Inference time increases, raising memory bandwidth usage. Memory contention increases latency, causing buffers to fill. As buffers grow, end-to-end latency increases, and synchronization degrades.

At the same time, increased power consumption raises temperature. Thermal throttling reduces processing speed, further increasing latency. The system crosses a threshold where it can no longer sustain real-time operation.

Perception outputs become inconsistent or delayed. Downstream systems receive incorrect or stale data. The robot may continue operating but with degraded behavior, or it may fail entirely.

This cascade illustrates that synchronization, bandwidth, and thermal limits must be treated as a single system problem.

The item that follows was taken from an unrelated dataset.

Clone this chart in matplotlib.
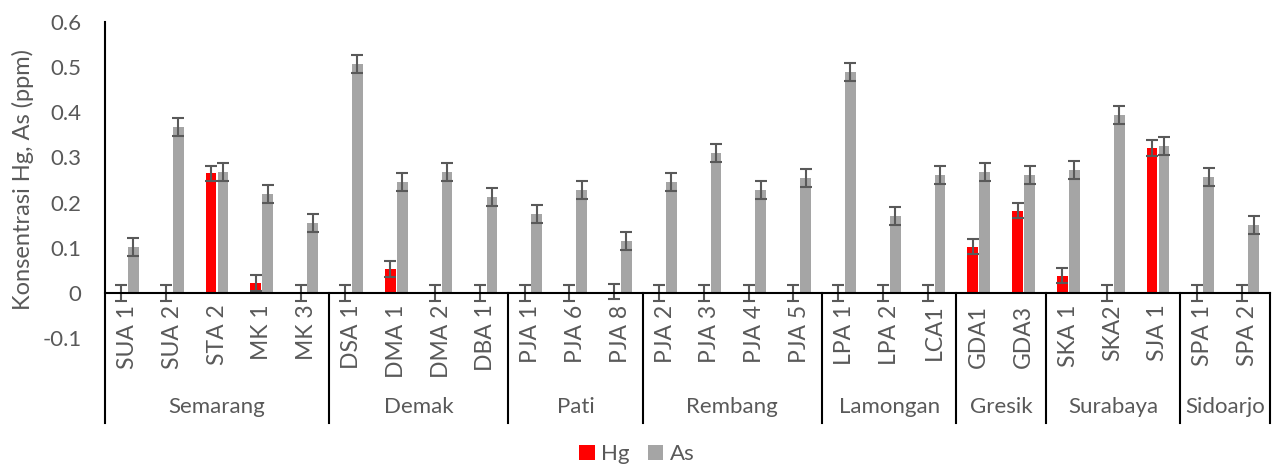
import matplotlib
matplotlib.use("Agg")
import matplotlib.pyplot as plt
import numpy as np

plt.rcParams['font.family'] = ['Lato', 'DejaVu Sans']

# sample codes and their regions
samples = ["SUA 1", "SUA 2", "STA 2", "MK 1", "MK 3",
           "DSA 1", "DMA 1", "DMA 2", "DBA 1",
           "PJA 1", "PJA 6", "PJA 8",
           "PJA 2", "PJA 3", "PJA 4", "PJA 5",
           "LPA 1", "LPA 2", "LCA1",
           "GDA1", "GDA3",
           "SKA 1", "SKA2", "SJA 1",
           "SPA 1", "SPA 2"]
regions = ["Semarang", "Demak", "Pati", "Rembang", "Lamongan", "Gresik", "Surabaya", "Sidoarjo"]
region_sizes = [5, 4, 3, 4, 3, 2, 3, 2]

hg = [0, 0, 0.265, 0.022, 0,
      0, 0.053, 0, 0,
      0, 0, 0.003,
      0, 0, 0, 0,
      0, 0, 0,
      0.102, 0.182,
      0.038, 0, 0.321,
      0, 0]
hg_err = [0.017] * len(samples)

as_ = [0.102, 0.367, 0.268, 0.219, 0.155,
       0.507, 0.246, 0.268, 0.212,
       0.175, 0.228, 0.115,
       0.246, 0.310, 0.228, 0.254,
       0.489, 0.170, 0.261,
       0.268, 0.261,
       0.272, 0.393, 0.325,
       0.256, 0.150]
as_err = [0.02] * len(samples)

txt = "#595959"
x = np.arange(len(samples))
w = 0.24
off = 0.135

fig = plt.figure(figsize=(12.74, 4.70), dpi=100)
ax = fig.add_axes([105 / 1274, 132 / 470, 1165 / 1274, 316 / 470])

ekw = dict(ecolor="#595959", elinewidth=1.5, capsize=4.5, capthick=1.5)
ax.bar(x - off, hg, w, color="#FF0000", label="Hg", yerr=hg_err, error_kw=ekw, zorder=2)
ax.bar(x + off, as_, w, color="#A5A5A5", label="As", yerr=as_err, error_kw=ekw, zorder=2)

ax.set_xlim(-0.5, len(samples) - 0.5)
ax.set_ylim(-0.1, 0.6)
ax.set_yticks([-0.1, 0, 0.1, 0.2, 0.3, 0.4, 0.5, 0.6])
ax.set_yticklabels(["-0.1", "0", "0.1", "0.2", "0.3", "0.4", "0.5", "0.6"])
ax.tick_params(axis="y", length=0, pad=17, labelsize=16, labelcolor=txt)
ax.set_xticks([])
for s in ax.spines.values():
    s.set_visible(False)
ax.set_ylabel("Konsentrasi Hg, As (ppm)", fontsize=17, color=txt, labelpad=6)

# category axis at zero
bottom = -0.288
ax.plot([-0.5, len(samples) - 0.5], [0, 0], color="black", lw=1.5, clip_on=False, zorder=3)
ax.plot([-0.5, -0.5], [0.6, bottom], color="black", lw=1.5, clip_on=False, zorder=3)

for i, s in enumerate(samples):
    ax.text(i, -0.026, s, rotation=90, ha="center", va="top", fontsize=16.5, color=txt)

start = 0
for name, n in zip(regions, region_sizes):
    end = start + n
    ax.plot([end - 0.5, end - 0.5], [0, bottom], color="black", lw=1.5, clip_on=False)
    ax.text((start + end - 1) / 2, -0.253, name, ha="center", va="center", fontsize=16, color=txt)
    start = end

fig.legend(loc="lower center", bbox_to_anchor=(0.5, -0.03), ncol=2, frameon=False,
           fontsize=16, labelcolor=txt, handlelength=0.7, handleheight=0.7,
           handletextpad=0.3, columnspacing=0.8)

fig.savefig("out.png", dpi=100)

Designing for Stability: Practical Constraints and Trade-offs

Robust multi-camera systems are designed by constraining the problem rather than maximizing performance. This involves defining explicit budgets and ensuring that all components operate within them.

Synchronization must be bounded within a defined error window, typically on the order of hundreds of microseconds for high-precision systems. This requires combining hardware triggers with precise timestamping and controlled buffering.

Memory bandwidth must be budgeted with margin. Engineers must account for worst-case data movement, including multiple passes through memory. Techniques such as zero-copy pipelines and direct memory access reduce overhead but require careful design.

Thermal design must ensure that the system can sustain peak workload indefinitely. This may require reducing resolution, limiting frame rate, or selecting more efficient hardware.

Workloads must be scheduled to avoid peak overlap. For example, processing of different camera streams can be staggered to reduce instantaneous bandwidth demand.

In practice, the most effective systems are those that operate below maximum capacity, leaving headroom for variability.